Проголосовав сам, я попрощался с ними и отправился обратно в Париж.

ГЛАВА V

ПЕРВОЕ ЗАСЕДАНИЕ УЧРИДИТЕЛЬНОГО СОБРАНИЯ — ВНЕШНИЙ ВИД ЭТОГО СОБРАНИЯ.

Я остановился в Валони лишь на то время, чтобы попрощаться с некоторыми из своих друзей. Многие расставались со мной со слезами на глазах, ибо в стране было распространено мнение, будто в Париже депутаты подвергнутся великой опасности. Несколько этих достойных людей говорили мне: «Если они нападут на Национальное собрание, мы придем защищать вас». Испытываю некоторое раскаяние оттого, что видел в этом обещании лишь пустые слова в ту пору; ибо, по сути дела, они пришли все — они и многие другие, как я покажу позже.

Лишь по прибытии в Париж я узнал, что получил 110 704 голоса из 120 000 возможных. Большинство моих новых коллег принадлежали к старой династической оппозиции: лишь двое исповедовали республиканские принципы до Революции и были теми, кого на жаргоне того дня называли «вчерашними республиканцами». То же самое наблюдалось и в большинстве регионов Франции.

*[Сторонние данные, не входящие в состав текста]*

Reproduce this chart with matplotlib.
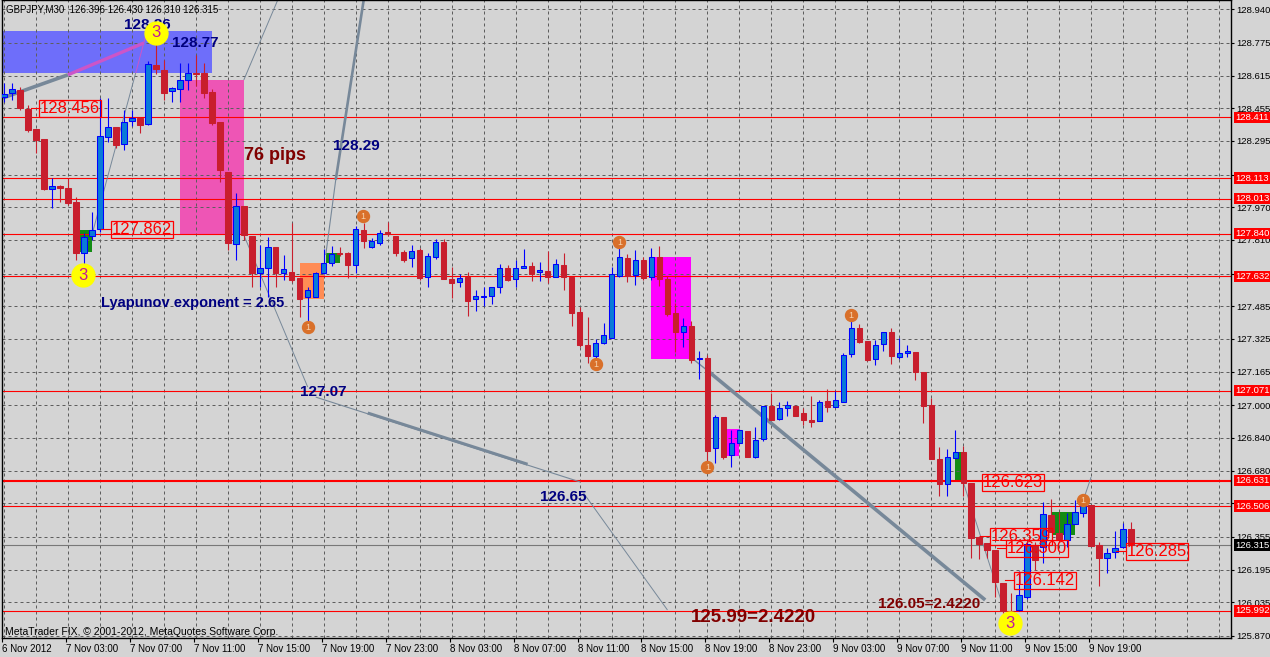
import matplotlib
matplotlib.use('Agg')
import matplotlib.pyplot as plt
from matplotlib.patches import Rectangle

plt.rcParams['font.family'] = ['Liberation Sans', 'DejaVu Sans']

# ---------------- data (GBPJPY M30) ----------------
opens = [128.511, 128.530, 128.545, 128.452, 128.354, 128.305, 128.060, 128.075, 128.065, 127.996,
         127.746, 127.830, 127.862, 128.315, 128.364, 128.280, 128.393, 128.408, 128.378, 128.668,
         128.643, 128.540, 128.550, 128.594, 128.628, 128.628, 128.535, 128.388, 128.143, 127.790,
         127.977, 127.830, 127.648, 127.673, 127.776, 127.648, 127.653, 127.624, 127.531, 127.531,
         127.648, 127.697, 127.746, 127.746, 127.688, 127.859, 127.776, 127.795, 127.849, 127.830,
         127.751, 127.722, 127.761, 127.629, 127.727, 127.800, 127.619, 127.604, 127.629, 127.521,
         127.531, 127.536, 127.580, 127.673, 127.619, 127.673, 127.683, 127.653, 127.658, 127.629,
         127.688, 127.629, 127.457, 127.296, 127.242, 127.305, 127.330, 127.634, 127.722, 127.638,
         127.712, 127.629, 127.727, 127.619, 127.452, 127.359, 127.389, 127.227, 127.232, 126.791,
         126.943, 126.757, 126.815, 126.874, 126.747, 126.835, 126.997, 126.933, 126.987, 126.997,
         126.962, 126.928, 126.923, 127.021, 126.992, 127.016, 127.251, 127.379, 127.315, 127.227,
         127.300, 127.359, 127.237, 127.256, 127.261, 127.163, 127.002, 126.737, 126.614, 126.742,
         126.771, 126.619, 126.355, 126.325, 126.291, 126.129, 125.992, 125.997, 126.061, 126.311,
         126.306, 126.463, 126.374, 126.340, 126.418, 126.472, 126.512, 126.316, 126.252, 126.281,
         126.306, 126.396]
highs = [128.579, 128.579, 128.560, 128.472, 128.354, 128.305, 128.114, 128.080, 128.114, 128.021,
         127.844, 127.947, 128.506, 128.506, 128.364, 128.447, 128.447, 128.413, 128.687, 128.860,
         128.692, 128.560, 128.677, 128.677, 128.716, 128.677, 128.550, 128.388, 128.143, 128.040,
         127.977, 127.830, 127.786, 127.825, 127.776, 127.737, 127.893, 127.624, 127.580, 127.653,
         127.766, 127.781, 127.776, 127.751, 127.879, 127.893, 127.820, 127.859, 127.898, 127.830,
         127.761, 127.786, 127.771, 127.746, 127.815, 127.815, 127.678, 127.643, 127.653, 127.565,
         127.580, 127.580, 127.692, 127.688, 127.712, 127.766, 127.702, 127.702, 127.756, 127.717,
         127.746, 127.629, 127.482, 127.433, 127.325, 127.403, 127.678, 127.795, 127.741, 127.761,
         127.727, 127.771, 127.781, 127.634, 127.501, 127.428, 127.413, 127.266, 127.247, 126.953,
         126.943, 126.879, 126.884, 126.874, 126.894, 126.997, 127.060, 127.016, 127.021, 127.002,
         126.987, 127.046, 127.026, 127.080, 127.070, 127.256, 127.443, 127.398, 127.315, 127.320,
         127.359, 127.379, 127.330, 127.295, 127.261, 127.163, 127.036, 126.796, 126.786, 126.879,
         126.801, 126.619, 126.360, 126.325, 126.291, 126.129, 126.080, 126.188, 126.330, 126.330,
         126.526, 126.541, 126.477, 126.472, 126.536, 126.536, 126.512, 126.330, 126.301, 126.384,
         126.423, 126.430]
lows = [128.486, 128.496, 128.447, 128.339, 128.236, 128.055, 127.967, 127.996, 127.981, 127.712,
        127.688, 127.810, 127.849, 128.290, 128.261, 128.251, 128.369, 128.334, 128.374, 128.623,
        128.496, 128.486, 128.486, 128.545, 128.565, 128.506, 128.374, 128.094, 127.761, 127.712,
        127.810, 127.580, 127.580, 127.531, 127.580, 127.614, 127.604, 127.433, 127.403, 127.531,
        127.643, 127.683, 127.732, 127.624, 127.648, 127.771, 127.771, 127.786, 127.830, 127.732,
        127.702, 127.678, 127.614, 127.580, 127.717, 127.619, 127.526, 127.580, 127.438, 127.462,
        127.487, 127.496, 127.550, 127.609, 127.580, 127.673, 127.609, 127.609, 127.599, 127.629,
        127.565, 127.389, 127.286, 127.207, 127.232, 127.300, 127.330, 127.629, 127.604, 127.589,
        127.614, 127.614, 127.585, 127.438, 127.261, 127.286, 127.207, 127.129, 126.717, 126.717,
        126.737, 126.698, 126.815, 126.747, 126.742, 126.825, 126.928, 126.928, 126.948, 126.948,
        126.904, 126.894, 126.923, 126.967, 126.992, 127.016, 127.237, 127.305, 127.217, 127.197,
        127.266, 127.202, 127.227, 127.237, 127.124, 126.913, 126.737, 126.556, 126.556, 126.742,
        126.556, 126.252, 126.247, 126.252, 126.061, 125.983, 125.983, 125.992, 126.051, 126.193,
        126.227, 126.379, 126.345, 126.306, 126.418, 126.453, 126.311, 126.115, 126.178, 126.252,
        126.301, 126.310]
closes = [128.525, 128.550, 128.457, 128.349, 128.300, 128.060, 128.075, 128.065, 127.991, 127.746,
          127.825, 127.859, 128.320, 128.364, 128.276, 128.388, 128.408, 128.374, 128.672, 128.648,
          128.530, 128.555, 128.594, 128.628, 128.623, 128.530, 128.383, 128.153, 127.795, 127.977,
          127.835, 127.648, 127.673, 127.776, 127.648, 127.668, 127.614, 127.521, 127.565, 127.648,
          127.697, 127.741, 127.741, 127.688, 127.864, 127.805, 127.805, 127.844, 127.839, 127.746,
          127.712, 127.756, 127.624, 127.732, 127.800, 127.619, 127.599, 127.624, 127.511, 127.536,
          127.536, 127.580, 127.673, 127.614, 127.673, 127.683, 127.643, 127.663, 127.629, 127.692,
          127.629, 127.452, 127.296, 127.242, 127.305, 127.345, 127.643, 127.727, 127.634, 127.712,
          127.624, 127.727, 127.619, 127.447, 127.359, 127.389, 127.222, 127.232, 126.776, 126.943,
          126.747, 126.815, 126.879, 126.747, 126.830, 126.997, 126.928, 126.987, 127.002, 126.948,
          126.928, 126.918, 127.016, 126.992, 127.026, 127.247, 127.379, 127.310, 127.222, 127.296,
          127.359, 127.242, 127.256, 127.266, 127.163, 126.997, 126.737, 126.614, 126.747, 126.771,
          126.619, 126.350, 126.320, 126.291, 126.134, 125.992, 125.987, 126.071, 126.320, 126.242,
          126.467, 126.379, 126.345, 126.418, 126.477, 126.507, 126.311, 126.252, 126.276, 126.301,
          126.394, 126.315]

symbol_header = "GBPJPY,M30  126.396 126.430 126.310 126.315"
footer_text = "MetaTrader FIX, \u00a9 2001-2012, MetaQuotes Software Corp."

price_ticks = [128.940, 128.775, 128.615, 128.455, 128.295, 128.130, 127.970, 127.810, 127.645, 127.485,
               127.325, 127.165, 127.000, 126.840, 126.680, 126.520, 126.355, 126.195, 126.035, 125.870]
time_tick_bars = [0, 8, 16, 24, 32, 40, 48, 56, 64, 72, 80, 88, 96, 104, 112, 120, 128, 136]
time_tick_labels = ["6 Nov 2012", "7 Nov 03:00", "7 Nov 07:00", "7 Nov 11:00", "7 Nov 15:00",
                    "7 Nov 19:00", "7 Nov 23:00", "8 Nov 03:00", "8 Nov 07:00", "8 Nov 11:00",
                    "8 Nov 15:00", "8 Nov 19:00", "8 Nov 23:00", "9 Nov 03:00", "9 Nov 07:00",
                    "9 Nov 11:00", "9 Nov 15:00", "9 Nov 19:00"]

level_lines = [128.411, 128.113, 128.013, 127.840, 127.632, 127.071, 126.631, 126.506, 125.992]
current_price = 126.315

# rectangles: (bar_from, bar_to, price_low, price_high, colour)
zones = [(-0.125, 26.0, 128.628, 128.834, '#6E6EFA'),
         (22.0, 30.0, 127.834, 128.594, '#EE55B5'),
         (81.0, 86.0, 127.227, 127.727, '#FF00FF'),
         (90.4, 92.0, 126.751, 126.884, '#FF00FF'),
         (37.0, 40.0, 127.521, 127.697, '#FF8C55'),
         (9.4, 11.0, 127.751, 127.859, '#148C14'),
         (40.25, 42.0, 127.697, 127.746, '#148C14'),
         (119.0, 120.0, 126.624, 126.771, '#148C14'),
         (131.1, 134.0, 126.364, 126.477, '#148C14')]

# trend lines: (bar0, price0, bar1, price1, width_pt, colour)
trend_lines = [(-0.125, 128.506, 8.0, 128.619, 2.6, '#778899'),
               (8.0, 128.619, 17.5, 128.775, 2.4, '#CC55C8'),
               (11.1, 127.849, 16.475, 128.628, 0.7, '#778899'),
               (16.475, 128.628, 17.75, 128.814, 0.7, '#CC55C8'),
               (34.25, 128.986, 30.0, 128.594, 0.7, '#778899'),
               (45.0, 128.986, 41.5, 128.104, 1.9, '#778899'),
               (41.5, 128.104, 40.25, 127.736, 0.8, '#778899'),
               (30.0, 127.834, 38.0, 127.089, 0.7, '#778899'),
               (39.0, 127.040, 72.1, 126.624, 0.8, '#778899'),
               (45.5, 126.962, 65.5, 126.711, 2.2, '#778899'),
               (72.5, 126.570, 83.0, 125.997, 0.7, '#778899'),
               (85.9, 127.236, 88.0, 127.170, 1.0, '#778899'),
               (88.0, 127.170, 122.75, 126.046, 2.6, '#778899'),
               (120.0, 126.624, 125.0, 126.011, 0.7, '#778899'),
               (134.9, 126.521, 136.0, 126.648, 0.7, '#778899')]

# price labels: (price, bar where connector starts, bar where box starts)
price_labels = [(128.456, 3.375, 4.375), (127.862, 12.125, 13.375), (126.623, 122.375, 122.375),
                (126.359, 122.125, 123.375), (126.300, 124.25, 125.375), (126.142, 125.25, 126.375),
                (126.285, 139.125, 140.375)]

# pattern markers
big_points = [(19.0, 128.824), (9.875, 127.638), (125.875, 125.933)]
small_points = [(44.875, 127.927), (38.0, 127.383), (77.0, 127.800), (74.0, 127.202),
                (88.0, 126.698), (106.0, 127.442), (135.0, 126.536)]

# annotation texts: (text, bar, price, size, colour)
notes = [("128.86", 15.0, 128.863, 11, '#000080'),
         ("128.77", 21.0, 128.775, 11, '#000080'),
         ("76 pips", 30.0, 128.222, 13, '#800000'),
         ("128.29", 41.125, 128.270, 11, '#000080'),
         ("Lyapunov exponent = 2.65", 12.125, 127.501, 10.5, '#000080'),
         ("127.07", 37.0, 127.065, 11, '#000080'),
         ("126.65", 67.0, 126.550, 11, '#000080'),
         ("125.99=2.4220", 85.875, 125.958, 13.5, '#800000'),
         ("126.05=2.4220", 109.375, 126.026, 11, '#800000')]

# ---------------- figure ----------------
W, H = 1270, 657
BG = '#D4D4D4'
fig = plt.figure(figsize=(W / 100, H / 100), dpi=100, facecolor=BG)
ax = fig.add_axes([2 / W, 19 / H, 1229 / W, 638 / H])
ax.set_facecolor(BG)
ax.set_xlim(-0.125, 153.5)
ax.set_ylim(125.8597, 128.9856)

# zones
for b0, b1, lo, hi, col in zones:
    ax.add_patch(Rectangle((b0, lo), b1 - b0, hi - lo, facecolor=col, edgecolor='none', zorder=1))

# grid
for t in price_ticks:
    ax.axhline(t, color='#5E5E5E', lw=0.72, dashes=(3, 3), zorder=1.5)
for b in range(0, 154, 4):
    ax.axvline(b, color='#5E5E5E', lw=0.72, dashes=(3, 3), zorder=1.5)

# level lines
for p in level_lines:
    ax.axhline(p, color='#FF0000', lw=1.5 if p == 126.631 else 0.8, zorder=2)
ax.axhline(current_price, color='#787878', lw=0.8, zorder=2)

# trend lines
for b0, p0, b1, p1, w, col in trend_lines:
    ax.plot([b0, b1], [p0, p1], color=col, lw=w, solid_capstyle='butt', zorder=2.5)

# candles
for i, (o, h, l, c) in enumerate(zip(opens, highs, lows, closes)):
    bull = c >= o
    wick = '#0000FF' if bull else '#C81E2D'
    fill = '#0A7BD8' if bull else '#C81E2D'
    ax.vlines(i, l, h, color=wick, lw=0.8, zorder=3)
    lo = min(o, c)
    hgt = max(abs(c - o), 0.004)
    ax.add_patch(Rectangle((i - 0.34, lo), 0.68, hgt, facecolor=fill,
                           edgecolor=wick, lw=0.75, zorder=4))

# price labels with connectors
for p, cb, bb in price_labels:
    if bb > cb:
        ax.plot([cb, bb], [p, p], color='#FF0000', lw=0.8, zorder=5)
    ax.text(bb + 0.1, p, f"{p:.3f}", fontsize=12, color='#FF0000', ha='left', va='center',
            zorder=6, bbox=dict(boxstyle='square,pad=0.06', fc='none', ec='#FF0000', lw=0.9))

# annotation texts
for txt, b, p, s, col in notes:
    ax.text(b, p, txt, fontsize=s, color=col, fontweight='bold', ha='left', va='center', zorder=6)

# markers
for b, p in big_points:
    ax.plot(b, p, 'o', ms=16.5, mfc='#FFFF00', mec='#FFFF00', zorder=7)
    ax.text(b, p, '3', fontsize=12, color='#C0189B', ha='center', va='center', zorder=8)
for b, p in small_points:
    ax.plot(b, p, 'o', ms=8.6, mfc='#D9702A', mec='#D9702A', zorder=7)
    ax.text(b, p - 0.002, '1', fontsize=6.5, color='#F7D3AE', ha='center', va='center', zorder=8)

# header / footer
ax.text(4 / 1229, 1 - 9 / 638, symbol_header, transform=ax.transAxes, fontsize=7,
        ha='left', va='center', color='black', zorder=9)
ax.text(3 / 1229, 6 / 638, footer_text, transform=ax.transAxes, fontsize=7.5,
        ha='left', va='center', color='black', zorder=9)

# axes
for s in ax.spines.values():
    s.set_color('black')
    s.set_linewidth(1.0)
ax.yaxis.tick_right()
ax.set_yticks(price_ticks)
ax.set_yticklabels([f"{t:.3f}" for t in price_ticks])
ax.tick_params(axis='y', length=2.5, width=0.8, pad=1.5, labelsize=6.8, colors='black')
ax.set_xticks([b - 0.25 for b in time_tick_bars])
ax.set_xticklabels(time_tick_labels)
ax.tick_params(axis='x', length=3, width=0.8, pad=1.5, labelsize=7, colors='black')
for lab in ax.get_xticklabels():
    lab.set_ha('left')

# right-axis price boxes
ytr = ax.get_yaxis_transform()
for p in level_lines:
    ax.text(1 + 4.5 / 1229, p, f"{p:.3f}", transform=ytr, fontsize=6.8, color='white',
            ha='left', va='center', clip_on=False, zorder=10,
            bbox=dict(boxstyle='square,pad=0.12', fc='#FF0000', ec='none'))
ax.text(1 + 4.5 / 1229, current_price, f"{current_price:.3f}", transform=ytr, fontsize=6.8,
        color='white', ha='left', va='center', clip_on=False, zorder=10,
        bbox=dict(boxstyle='square,pad=0.12', fc='black', ec='none'))

fig.savefig('out.png', dpi=100, facecolor=BG)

Безусловно, случались революционеры более злобные, нежели те, что объявились в 1848 году, но вряд ли существовали когда-либо более глупые; они не сумели ни воспользоваться всеобщим избирательным правом, ни обойтись без него. Если бы они провели выборы сразу же после 24 февраля, пока высшие классы еще были ошеломлены только что полученным ударом, а народ — скорее поражен, чем недоволен, они, возможно, получили бы собрание по своему сердцу; если бы, с другой стороны, они смело захватили диктатуру, они могли бы на какое-то время удержать ее. Но они доверились нации и в то же время сделали все возможное, чтобы настроить ее против себя; они угрожали ей, одновременно вручая себя в ее власть; они пугали ее безрассудством своих предложений и яростью своей речи, в то же время призывая к сопротивлению слабостью своих действий; они претендовали на то, чтобы диктовать ей законы в самый тот момент, когда отдавали себя в ее распоряжение. Вместо того чтобы после победы распахнуть свои ряды, они ревниво сомкнули их и, казалось, одним словом, стремились разрешить эту неразрешимую задачу, а именно: как править посредством большинства и в то же время вопреки его воле.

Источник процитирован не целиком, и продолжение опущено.